In the lines below, output everything from the first line through the line containing "return 10 * target_px * 0.72 / w" exactly as it is. Pictures are not part of the output.

-------- SOURCE DATA

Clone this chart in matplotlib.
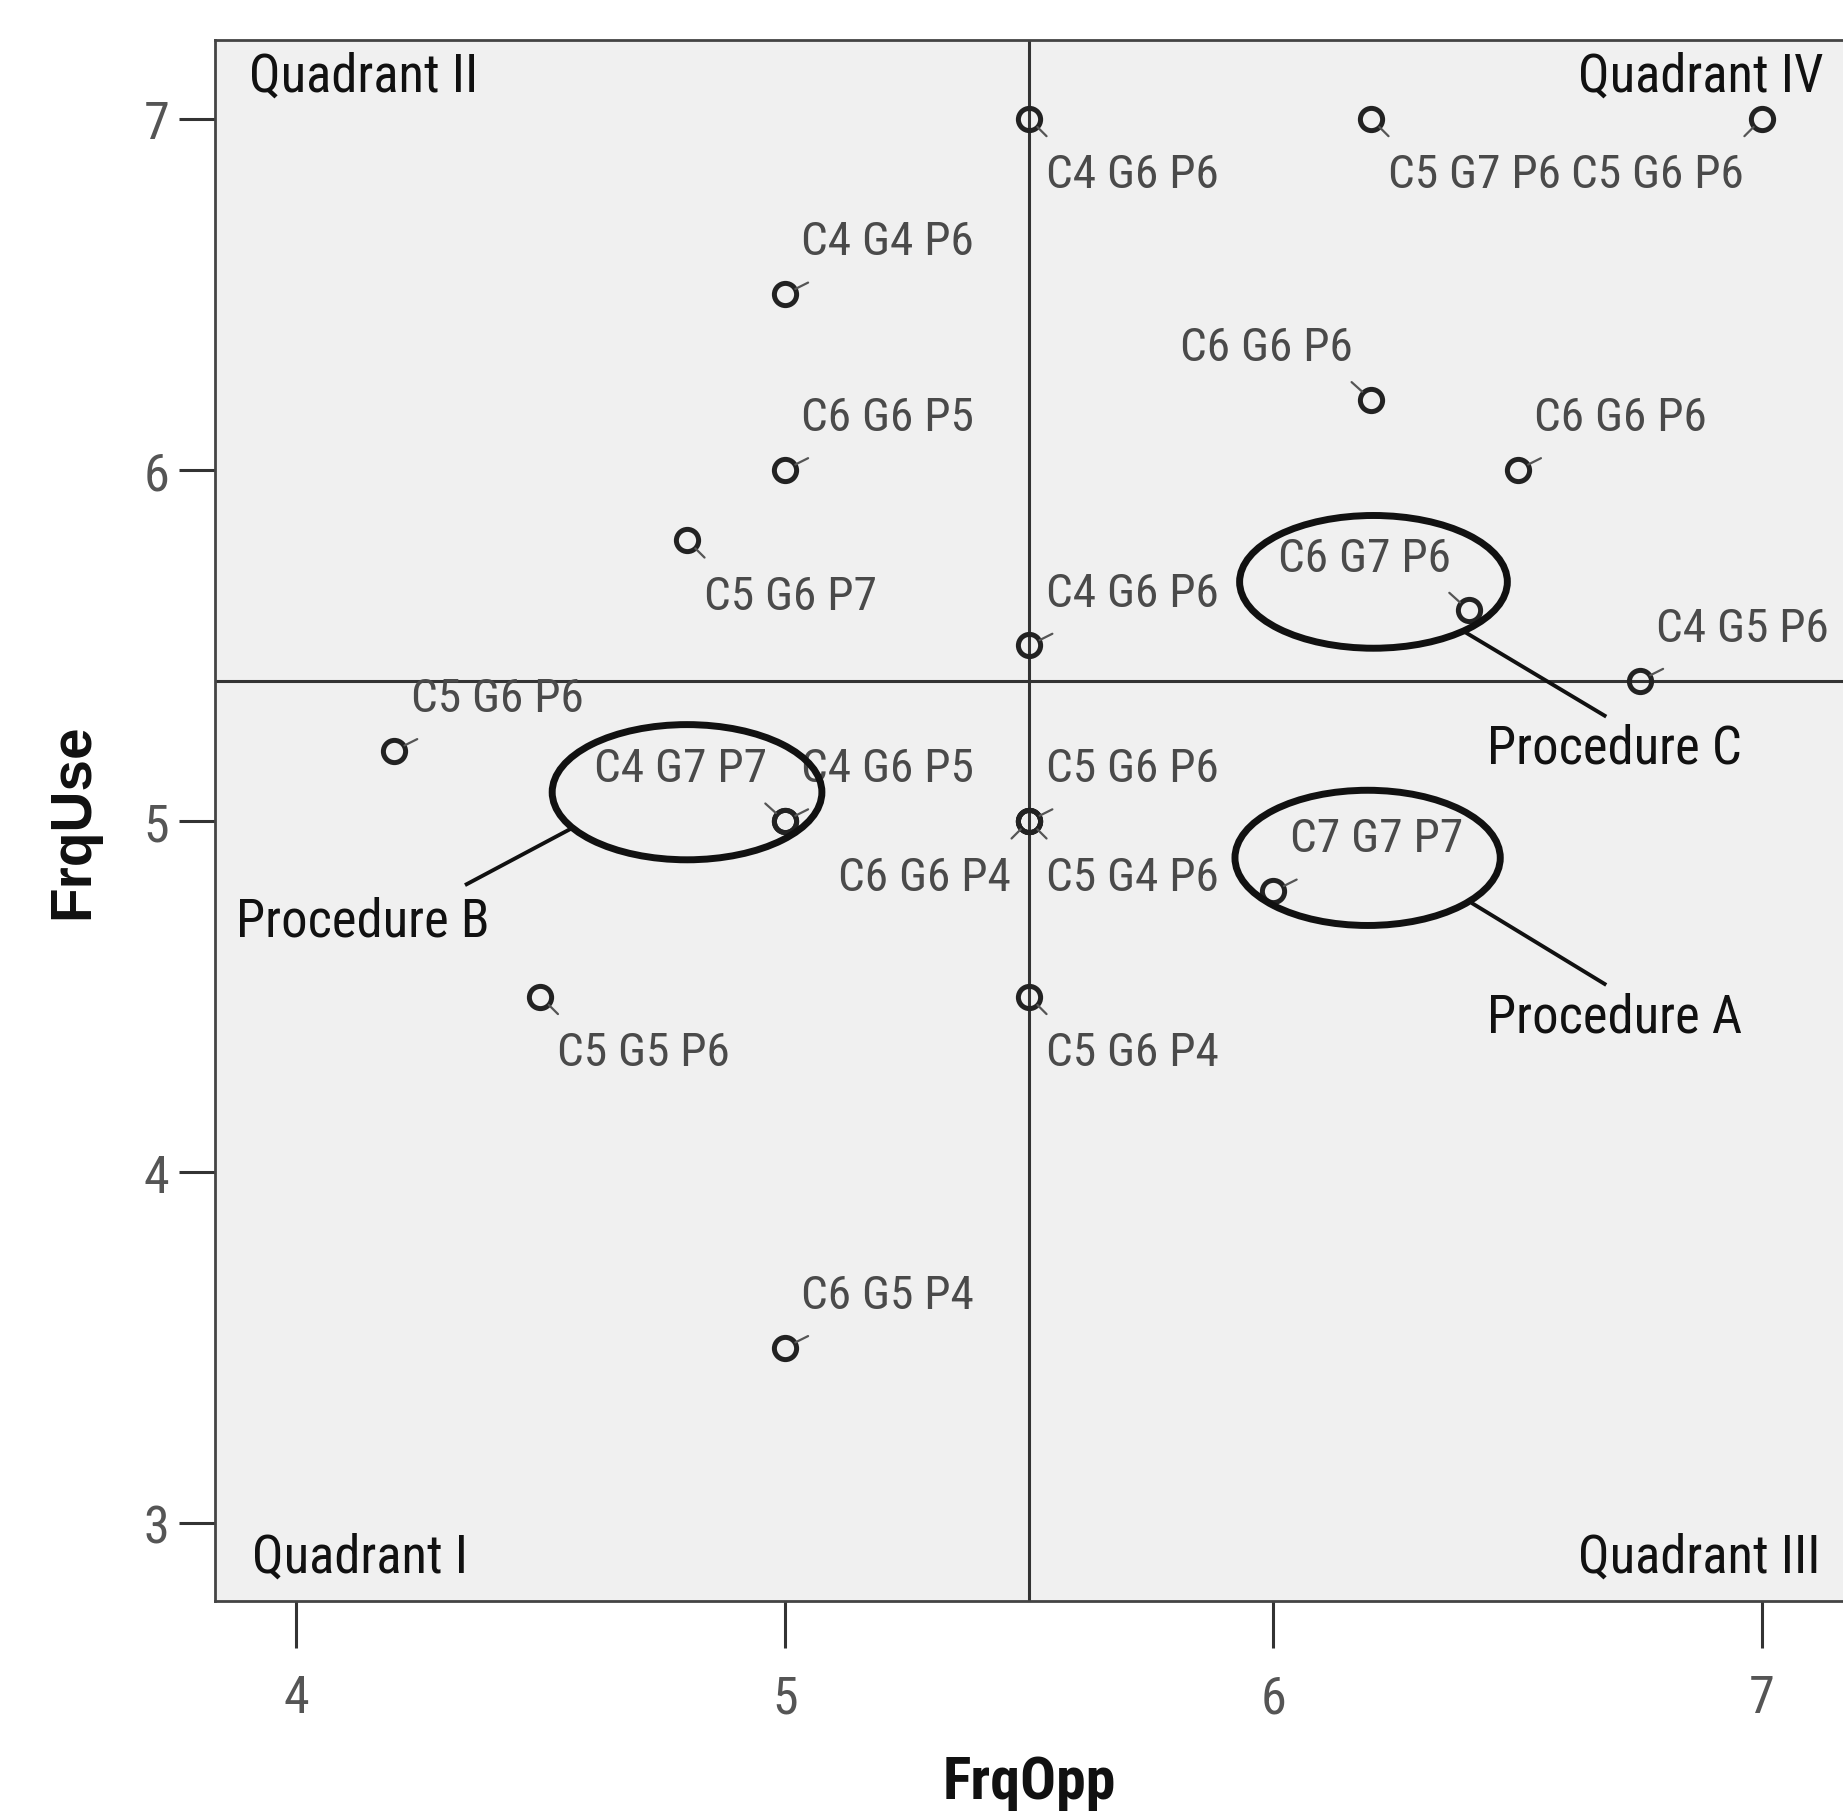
import matplotlib
matplotlib.use("Agg")
import matplotlib.pyplot as plt
from matplotlib import font_manager
from matplotlib.font_manager import FontProperties
from matplotlib.textpath import TextPath
from matplotlib.patches import Ellipse

# reference text is a condensed Arial-like face; use a narrow family if one is installed
entries = font_manager.fontManager.ttflist
names = {f.name for f in entries}
narrow = None
for cand in ['Liberation Sans Narrow', 'Arial Narrow', 'Roboto Condensed',
             'Open Sans Condensed', 'DejaVu Sans Condensed']:
    if cand in names:
        narrow = cand
        break
stretch = 'normal'
if narrow is None:
    if any(f.name == 'DejaVu Sans' and str(f.stretch) in ('condensed', '400', 'semi-condensed')
           for f in entries):
        narrow, stretch = 'DejaVu Sans', 'condensed'
    else:
        narrow = 'Liberation Sans'
plt.rcParams['font.family'] = [narrow, 'DejaVu Sans']
plt.rcParams['font.stretch'] = stretch


def fit_size(s, target_px, family=narrow, weight='normal'):
    # font size (pt) whose ink width is target_px at dpi 100
    fp = FontProperties(family=family, weight=weight, stretch=stretch)
    w = TextPath((0, 0), s, size=10, prop=fp).get_extents().width
    return 10 * target_px * 0.72 / w


# -------------------- Data --------------------
frq_opp = [5.5, 6.2, 7.0, 5.0, 6.2, 5.0, 6.5, 4.8, 6.4, 5.5, 6.75,
           4.2, 5.0, 5.0, 5.5, 5.5, 5.5, 6.0, 4.5, 5.5, 5.0]
frq_use = [7.0, 7.0, 7.0, 6.5, 6.2, 6.0, 6.0, 5.8, 5.6, 5.5, 5.4,
           5.2, 5.0, 5.0, 5.0, 5.0, 5.0, 4.8, 4.5, 4.5, 3.5]
labels = ['C4 G6 P6', 'C5 G7 P6', 'C5 G6 P6', 'C4 G4 P6', 'C6 G6 P6',
          'C6 G6 P5', 'C6 G6 P6', 'C5 G6 P7', 'C6 G7 P6', 'C4 G6 P6',
          'C4 G5 P6', 'C5 G6 P6', 'C4 G7 P7', 'C4 G6 P5', 'C5 G6 P6',
          'C6 G6 P4', 'C5 G4 P6', 'C7 G7 P7', 'C5 G5 P6', 'C5 G6 P4',
          'C6 G5 P4']
# where each label sits around its point: u/l = above/below, r/l = right/left
label_side = ['lr', 'lr', 'll', 'ur', 'ul', 'ur', 'ur', 'lr', 'ul', 'ur',
              'ur', 'ur', 'ul', 'ur', 'ur', 'll', 'lr', 'ur', 'lr', 'lr',
              'ur']

opp_cut = 5.5
use_cut = 5.4

x_ticks = [4, 5, 6, 7]
y_ticks = [3, 4, 5, 6, 7]

quadrants = ['Quadrant II', 'Quadrant IV', 'Quadrant I', 'Quadrant III']

# callouts: name, ellipse centre/size, leader line, text anchor
procedures = ['Procedure B', 'Procedure C', 'Procedure A']
ell_centre = [(4.80, 5.082), (6.205, 5.681), (6.193, 4.895)]
ell_size = [(0.552, 0.385), (0.548, 0.378), (0.543, 0.385)]
leader_from = [(4.565, 4.98), (6.397, 5.534), (6.409, 4.764)]
leader_to = [(4.349, 4.82), (6.678, 5.30), (6.678, 4.536)]
proc_text = [(3.877, 4.714), (6.438, 5.209), (6.438, 4.443)]

# -------------------- Sizes --------------------
fs_lab = fit_size('C4 G6 P6', 168)
fs_big = (fit_size('Quadrant II', 222) + fit_size('Procedure C', 248)) / 2
fs_tick = fs_lab * 1.1
fs_xlab = fit_size('FrqOpp', 168, weight='bold')
fs_ylab = fit_size('FrqUse', 190, family='Liberation Sans', weight='bold')

# -------------------- Figure --------------------
fig = plt.figure(figsize=(18.43, 18.15), dpi=100)
ax = fig.add_axes([0.1167, 0.1174, 0.8833, 0.86])
ax.set_facecolor('#f0f0f0')
ax.set_xlim(3.834, 7.166)
ax.set_ylim(2.779, 7.224)

for side in ['left', 'bottom', 'top']:
    ax.spines[side].set_color('#444444')
    ax.spines[side].set_linewidth(2)
ax.spines['right'].set_visible(False)

ax.axvline(opp_cut, color='#333333', lw=2.2, zorder=1)
ax.axhline(use_cut, color='#333333', lw=2.2, zorder=1)

ax.plot(frq_opp, frq_use, 'o', ms=16, mfc='none', mec='#222222', mew=3.6, zorder=3)

offs = {'ur': (12, 38), 'lr': (12, -40), 'ul': (-13, 38), 'll': (-13, -40)}
ticks = {'ur': (12, 6), 'lr': (9, -9), 'ul': (-10, 9), 'll': (-9, -9)}
for x, y, txt, s in zip(frq_opp, frq_use, labels, label_side):
    dx, dy = offs[s]
    ax.annotate(txt, (x, y), xytext=(dx, dy), textcoords='offset points',
                ha='left' if s[1] == 'r' else 'right', va='center',
                fontsize=fs_lab, color='#4a4a4a', zorder=4)
    tx, ty = ticks[s]
    ax.annotate('', (x, y), xytext=(tx * 1.4, ty * 1.4), textcoords='offset points',
                arrowprops=dict(arrowstyle='-', color='#555555', lw=1.6,
                                shrinkA=0, shrinkB=8.5), zorder=3)

# quadrant names in the corners
ax.text(3.904, 7.12, quadrants[0], fontsize=fs_big, color='#111111', ha='left', va='center')
ax.text(7.127, 7.12, quadrants[1], fontsize=fs_big, color='#111111', ha='right', va='center')
ax.text(3.909, 2.903, quadrants[2], fontsize=fs_big, color='#111111', ha='left', va='center')
ax.text(7.120, 2.903, quadrants[3], fontsize=fs_big, color='#111111', ha='right', va='center')

for name, c, wh, p0, p1, pt in zip(procedures, ell_centre, ell_size,
                                    leader_from, leader_to, proc_text):
    ax.add_patch(Ellipse(c, wh[0], wh[1], fill=False, ec='#111111', lw=5, zorder=5))
    ax.plot([p0[0], p1[0]], [p0[1], p1[1]], color='#111111', lw=2.8, zorder=5)
    ax.text(pt[0], pt[1], name, fontsize=fs_big, color='#111111', ha='left', va='center')

ax.set_xticks(x_ticks)
ax.set_yticks(y_ticks)
ax.tick_params(axis='x', length=34, width=2.2, pad=18, labelsize=fs_tick,
               color='#333333', labelcolor='#555555')
ax.tick_params(axis='y', length=26, width=2.2, pad=7, labelsize=fs_tick,
               color='#333333', labelcolor='#555555')

ax.set_xlabel('FrqOpp', fontsize=fs_xlab, fontweight='bold', color='#111111')
ax.xaxis.set_label_coords(0.5, -0.116)
ax.xaxis.label.set_va('center')
ax.set_ylabel('FrqUse', fontsize=fs_ylab, fontweight='bold', color='#111111',
              family=['Liberation Sans', 'DejaVu Sans'], stretch='normal')
ax.yaxis.set_label_coords(-0.087, 0.5)
ax.yaxis.label.set_va('center')

fig.savefig('out.png', dpi=100)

----------------

FINAL RESULT>
Clone this chart in matplotlib.
import matplotlib
matplotlib.use("Agg")
import matplotlib.pyplot as plt
from matplotlib import font_manager
from matplotlib.font_manager import FontProperties
from matplotlib.textpath import TextPath
from matplotlib.patches import Ellipse

# reference text is a condensed Arial-like face; use a narrow family if one is installed
entries = font_manager.fontManager.ttflist
names = {f.name for f in entries}
narrow = None
for cand in ['Liberation Sans Narrow', 'Arial Narrow', 'Roboto Condensed',
             'Open Sans Condensed', 'DejaVu Sans Condensed']:
    if cand in names:
        narrow = cand
        break
stretch = 'normal'
if narrow is None:
    if any(f.name == 'DejaVu Sans' and str(f.stretch) in ('condensed', '400', 'semi-condensed')
           for f in entries):
        narrow, stretch = 'DejaVu Sans', 'condensed'
    else:
        narrow = 'Liberation Sans'
plt.rcParams['font.family'] = [narrow, 'DejaVu Sans']
plt.rcParams['font.stretch'] = stretch


def fit_size(s, target_px, family=narrow, weight='normal'):
    # font size (pt) whose ink width is target_px at dpi 100
    fp = FontProperties(family=family, weight=weight, stretch=stretch)
    w = TextPath((0, 0), s, size=10, prop=fp).get_extents().width
    return 10 * target_px * 0.72 / w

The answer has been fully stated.